# [TASK TO COMPLETE]
Without the pictures, write out all the lines below exactly as they appear.
________________________________________
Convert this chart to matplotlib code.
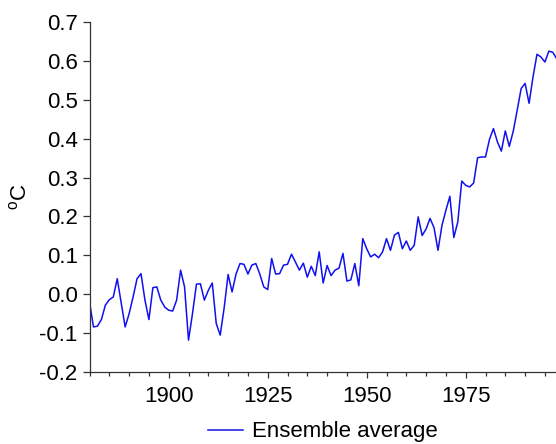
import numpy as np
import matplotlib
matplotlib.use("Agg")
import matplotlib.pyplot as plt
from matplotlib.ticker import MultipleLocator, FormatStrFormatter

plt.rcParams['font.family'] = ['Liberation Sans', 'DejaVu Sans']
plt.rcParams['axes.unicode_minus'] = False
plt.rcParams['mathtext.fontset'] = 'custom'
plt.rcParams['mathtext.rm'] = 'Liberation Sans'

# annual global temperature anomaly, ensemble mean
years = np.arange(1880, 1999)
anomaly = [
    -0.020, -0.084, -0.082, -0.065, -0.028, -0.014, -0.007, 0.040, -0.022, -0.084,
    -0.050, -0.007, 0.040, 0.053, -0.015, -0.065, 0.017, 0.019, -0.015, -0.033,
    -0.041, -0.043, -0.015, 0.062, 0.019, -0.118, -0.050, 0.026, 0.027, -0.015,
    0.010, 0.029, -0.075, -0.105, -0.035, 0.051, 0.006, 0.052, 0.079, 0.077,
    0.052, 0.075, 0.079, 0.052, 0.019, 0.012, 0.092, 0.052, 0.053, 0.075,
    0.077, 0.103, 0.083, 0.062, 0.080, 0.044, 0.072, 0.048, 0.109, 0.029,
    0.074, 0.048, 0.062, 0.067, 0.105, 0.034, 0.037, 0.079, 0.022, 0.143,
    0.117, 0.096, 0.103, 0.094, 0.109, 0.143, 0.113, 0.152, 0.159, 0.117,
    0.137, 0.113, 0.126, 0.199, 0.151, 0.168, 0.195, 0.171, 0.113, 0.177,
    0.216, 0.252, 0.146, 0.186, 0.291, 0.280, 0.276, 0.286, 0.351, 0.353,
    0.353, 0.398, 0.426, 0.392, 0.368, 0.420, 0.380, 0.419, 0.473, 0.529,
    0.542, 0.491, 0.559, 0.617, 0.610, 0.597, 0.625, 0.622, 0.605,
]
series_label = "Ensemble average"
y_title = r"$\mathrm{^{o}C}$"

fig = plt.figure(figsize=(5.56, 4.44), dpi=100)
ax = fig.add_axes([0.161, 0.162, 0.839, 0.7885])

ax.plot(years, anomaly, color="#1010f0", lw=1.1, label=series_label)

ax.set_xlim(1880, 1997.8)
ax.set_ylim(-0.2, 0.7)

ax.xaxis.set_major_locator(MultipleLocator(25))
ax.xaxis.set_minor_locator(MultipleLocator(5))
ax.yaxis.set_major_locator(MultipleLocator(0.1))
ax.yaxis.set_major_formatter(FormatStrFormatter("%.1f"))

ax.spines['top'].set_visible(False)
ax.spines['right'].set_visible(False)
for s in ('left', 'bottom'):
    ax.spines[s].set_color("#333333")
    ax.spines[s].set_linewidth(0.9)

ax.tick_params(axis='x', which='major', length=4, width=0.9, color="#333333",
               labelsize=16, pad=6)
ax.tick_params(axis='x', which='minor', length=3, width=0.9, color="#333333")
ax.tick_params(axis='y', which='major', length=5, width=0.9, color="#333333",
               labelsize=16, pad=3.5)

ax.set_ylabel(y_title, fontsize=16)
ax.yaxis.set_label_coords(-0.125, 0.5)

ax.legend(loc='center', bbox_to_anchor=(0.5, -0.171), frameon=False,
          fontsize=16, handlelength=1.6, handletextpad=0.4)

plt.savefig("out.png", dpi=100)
________________________________________
# [OUTPUT OF THE TASK]
Convert this chart to matplotlib code.
import numpy as np
import matplotlib
matplotlib.use("Agg")
import matplotlib.pyplot as plt
from matplotlib.ticker import MultipleLocator, FormatStrFormatter

plt.rcParams['font.family'] = ['Liberation Sans', 'DejaVu Sans']
plt.rcParams['axes.unicode_minus'] = False
plt.rcParams['mathtext.fontset'] = 'custom'
plt.rcParams['mathtext.rm'] = 'Liberation Sans'

# annual global temperature anomaly, ensemble mean
years = np.arange(1880, 1999)
anomaly = [
    -0.020, -0.084, -0.082, -0.065, -0.028, -0.014, -0.007, 0.040, -0.022, -0.084,
    -0.050, -0.007, 0.040, 0.053, -0.015, -0.065, 0.017, 0.019, -0.015, -0.033,
    -0.041, -0.043, -0.015, 0.062, 0.019, -0.118, -0.050, 0.026, 0.027, -0.015,
    0.010, 0.029, -0.075, -0.105, -0.035, 0.051, 0.006, 0.052, 0.079, 0.077,
    0.052, 0.075, 0.079, 0.052, 0.019, 0.012, 0.092, 0.052, 0.053, 0.075,
    0.077, 0.103, 0.083, 0.062, 0.080, 0.044, 0.072, 0.048, 0.109, 0.029,
    0.074, 0.048, 0.062, 0.067, 0.105, 0.034, 0.037, 0.079, 0.022, 0.143,
    0.117, 0.096, 0.103, 0.094, 0.109, 0.143, 0.113, 0.152, 0.159, 0.117,
    0.137, 0.113, 0.126, 0.199, 0.151, 0.168, 0.195, 0.171, 0.113, 0.177,
    0.216, 0.252, 0.146, 0.186, 0.291, 0.280, 0.276, 0.286, 0.351, 0.353,
    0.353, 0.398, 0.426, 0.392, 0.368, 0.420, 0.380, 0.419, 0.473, 0.529,
    0.542, 0.491, 0.559, 0.617, 0.610, 0.597, 0.625, 0.622, 0.605,
]
series_label = "Ensemble average"
y_title = r"$\mathrm{^{o}C}$"

fig = plt.figure(figsize=(5.56, 4.44), dpi=100)
ax = fig.add_axes([0.161, 0.162, 0.839, 0.7885])

ax.plot(years, anomaly, color="#1010f0", lw=1.1, label=series_label)

ax.set_xlim(1880, 1997.8)
ax.set_ylim(-0.2, 0.7)

ax.xaxis.set_major_locator(MultipleLocator(25))
ax.xaxis.set_minor_locator(MultipleLocator(5))
ax.yaxis.set_major_locator(MultipleLocator(0.1))
ax.yaxis.set_major_formatter(FormatStrFormatter("%.1f"))

ax.spines['top'].set_visible(False)
ax.spines['right'].set_visible(False)
for s in ('left', 'bottom'):
    ax.spines[s].set_color("#333333")
    ax.spines[s].set_linewidth(0.9)

ax.tick_params(axis='x', which='major', length=4, width=0.9, color="#333333",
               labelsize=16, pad=6)
ax.tick_params(axis='x', which='minor', length=3, width=0.9, color="#333333")
ax.tick_params(axis='y', which='major', length=5, width=0.9, color="#333333",
               labelsize=16, pad=3.5)

ax.set_ylabel(y_title, fontsize=16)
ax.yaxis.set_label_coords(-0.125, 0.5)

ax.legend(loc='center', bbox_to_anchor=(0.5, -0.171), frameon=False,
          fontsize=16, handlelength=1.6, handletextpad=0.4)

plt.savefig("out.png", dpi=100)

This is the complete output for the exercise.